▶ [Written problem] Count the lines below that contain the word "chart". Give only the number.

:: Data ::

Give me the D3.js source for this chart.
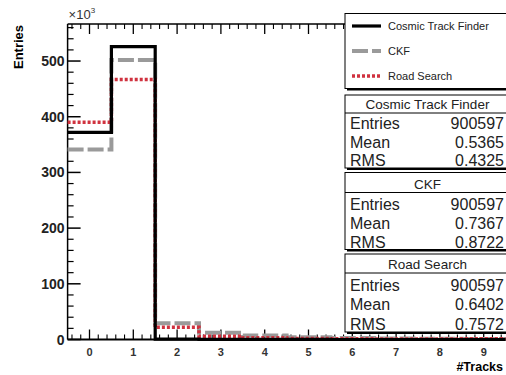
<!DOCTYPE html>
<html>
<head>
<meta charset="utf-8">
<script src="https://cdn.jsdelivr.net/npm/d3@7"></script>
<style>
  html, body { margin: 0; padding: 0; background: #fff; }
  svg { display: block; font-family: "Liberation Sans", Arial, Helvetica, sans-serif; }
</style>
</head>
<body>
<svg id="chart" width="506" height="375"></svg>
<script>
// Track multiplicity per event for three tracking algorithms (entries in units of 10^3)
const bins = [0, 1, 2, 3, 4, 5, 6, 7, 8, 9];
const cosmicTrackFinder = [372, 526, 0.5, 0.3, 0.2, 0.1, 0, 0, 0, 0];
const ckf = [341, 502, 29, 12, 7, 4, 2.5, 2, 1.5, 1];
const roadSearch = [390, 467, 22, 6, 3, 2, 1.5, 1, 1, 1.5];

const yTicks = [0, 100, 200, 300, 400, 500];
const xTicks = [0, 1, 2, 3, 4, 5, 6, 7, 8, 9];

const seriesNames = ["Cosmic Track Finder", "CKF", "Road Search"];
const stats = [
  { name: "Cosmic Track Finder", entries: "900597", mean: "0.5365", rms: "0.4325" },
  { name: "CKF", entries: "900597", mean: "0.7367", rms: "0.8722" },
  { name: "Road Search", entries: "900597", mean: "0.6402", rms: "0.7572" }
];

const styles = {
  "Cosmic Track Finder": { stroke: "#000", width: 3.2, dash: null },
  "CKF": { stroke: "#9a9a9a", width: 4, dash: "16,4" },
  "Road Search": { stroke: "#d0323f", width: 3.5, dash: "3,2" }
};

const svg = d3.select("#chart");

const x = d3.scaleLinear().domain([-0.5, 9.5]).range([67.6, 505.6]);
const y = d3.scaleLinear().domain([0, 566.5]).range([339.5, 24]);

// frame top edge
svg.append("line").attr("x1", x(-0.5)).attr("x2", x(9.5)).attr("y1", y.range()[1]).attr("y2", y.range()[1])
  .attr("stroke", "#000").attr("stroke-width", 1.5);

// y minor/major ticks on the left axis
const yMinor = d3.range(0, 566, 20).filter(v => v % 100 !== 0);
svg.append("g").selectAll("line").data(yMinor).join("line")
  .attr("x1", x(-0.5)).attr("x2", x(-0.5) + 6)
  .attr("y1", d => y(d)).attr("y2", d => y(d))
  .attr("stroke", "#000").attr("stroke-width", 1.2);
svg.append("g").selectAll("line").data(yTicks).join("line")
  .attr("x1", x(-0.5)).attr("x2", x(-0.5) + 13)
  .attr("y1", d => y(d)).attr("y2", d => y(d))
  .attr("stroke", "#000").attr("stroke-width", 1.5);
svg.append("g").selectAll("text").data(yTicks).join("text")
  .attr("x", x(-0.5) - 3).attr("y", d => y(d) + 5)
  .attr("text-anchor", "end").attr("font-size", 14).attr("font-weight", "bold")
  .attr("fill", "#222").text(d => d);

// x ticks bottom and top
const xMinor = d3.range(-0.4, 9.5, 0.2).map(v => +v.toFixed(1)).filter(v => Math.abs(v - Math.round(v)) > 0.01);
[{ y0: y(0), dir: -1 }, { y0: y.range()[1], dir: 1 }].forEach(side => {
  svg.append("g").selectAll("line").data(xMinor).join("line")
    .attr("x1", d => x(d)).attr("x2", d => x(d))
    .attr("y1", side.y0).attr("y2", side.y0 + side.dir * 5)
    .attr("stroke", "#000").attr("stroke-width", 1.1);
  svg.append("g").selectAll("line").data(xTicks).join("line")
    .attr("x1", d => x(d)).attr("x2", d => x(d))
    .attr("y1", side.y0).attr("y2", side.y0 + side.dir * 10)
    .attr("stroke", "#000").attr("stroke-width", 1.3);
});
svg.append("g").selectAll("text").data(xTicks).join("text")
  .attr("x", d => x(d)).attr("y", y(0) + 16)
  .attr("text-anchor", "middle").attr("font-size", 11).attr("font-weight", "bold")
  .attr("fill", "#333").text(d => d);

// axis lines
svg.append("line").attr("x1", x(-0.5)).attr("x2", x(-0.5)).attr("y1", y(0)).attr("y2", y.range()[1])
  .attr("stroke", "#000").attr("stroke-width", 1.5);
svg.append("line").attr("x1", x(-0.5)).attr("x2", x(9.5)).attr("y1", y(0)).attr("y2", y(0))
  .attr("stroke", "#000").attr("stroke-width", 2);

// exponent label
const expo = svg.append("text").attr("x", x(-0.5) + 1).attr("y", 19).attr("font-size", 13).attr("fill", "#333");
expo.append("tspan").text("\u00d710");
expo.append("tspan").attr("dy", -6).attr("font-size", 8).text("3");

// axis titles
svg.append("text").attr("transform", "translate(23,47) rotate(-90)")
  .attr("text-anchor", "middle").attr("font-size", 13).attr("font-weight", "bold").text("Entries");
svg.append("text").attr("x", 503).attr("y", 371).attr("text-anchor", "end")
  .attr("font-size", 12.5).attr("font-weight", "bold").text("#Tracks");

// histogram step outlines
function stepPoints(values) {
  const pts = values.map((v, i) => [bins[i] - 0.5, v]);
  pts.push([bins[bins.length - 1] + 0.5, values[values.length - 1]]);
  return pts;
}
const line = d3.line().x(d => x(d[0])).y(d => y(d[1])).curve(d3.curveStepAfter);
const seriesData = { "Cosmic Track Finder": cosmicTrackFinder, "CKF": ckf, "Road Search": roadSearch };
["CKF", "Road Search", "Cosmic Track Finder"].forEach(name => {
  const s = styles[name];
  svg.append("path").attr("d", line(stepPoints(seriesData[name])))
    .attr("fill", "none").attr("stroke", s.stroke).attr("stroke-width", s.width)
    .attr("stroke-dasharray", s.dash).attr("stroke-linejoin", "miter");
});

// legend box
const boxL = 345, boxR = 512;
function shadowBox(top, bottom) {
  svg.append("rect").attr("x", boxL + 2).attr("y", top + 2).attr("width", boxR - boxL).attr("height", bottom - top)
    .attr("fill", "#000");
  svg.append("rect").attr("x", boxL).attr("y", top).attr("width", boxR - boxL).attr("height", bottom - top)
    .attr("fill", "#fff").attr("stroke", "#000").attr("stroke-width", 1);
}
shadowBox(13.5, 88.5);
const legendY = [26, 51, 76];
seriesNames.forEach((name, i) => {
  const s = styles[name];
  svg.append("line").attr("x1", 352).attr("x2", 381).attr("y1", legendY[i]).attr("y2", legendY[i])
    .attr("stroke", s.stroke).attr("stroke-width", s.width).attr("stroke-dasharray", s.dash);
  svg.append("text").attr("x", 388).attr("y", legendY[i] + 4).attr("font-size", 11).attr("fill", "#222").text(name);
});

// statistics boxes
const statBoxes = [
  { top: 95, sep: 113, bottom: 168 },
  { top: 172.5, sep: 192.5, bottom: 249.5 },
  { top: 254, sep: 273, bottom: 332 }
];
stats.forEach((st, i) => {
  const b = statBoxes[i];
  shadowBox(b.top, b.bottom);
  svg.append("line").attr("x1", boxL).attr("x2", boxR).attr("y1", b.sep).attr("y2", b.sep)
    .attr("stroke", "#000").attr("stroke-width", 1);
  svg.append("text").attr("x", (boxL + boxR) / 2 - 1).attr("y", b.sep - 4).attr("text-anchor", "middle")
    .attr("font-size", 13.5).attr("fill", "#222").text(st.name);
  const rowH = (b.bottom - b.sep) / 3;
  [["Entries", st.entries], ["Mean", st.mean], ["RMS", st.rms]].forEach((r, j) => {
    const ty = b.sep + rowH * (j + 1) - 2;
    svg.append("text").attr("x", 350).attr("y", ty).attr("font-size", 16).attr("fill", "#222").text(r[0]);
    svg.append("text").attr("x", 504).attr("y", ty).attr("text-anchor", "end").attr("font-size", 16)
      .attr("fill", "#222").text(r[1]);
  });
});
</script>
</body>
</html>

:::

▶ [Exercise result] 3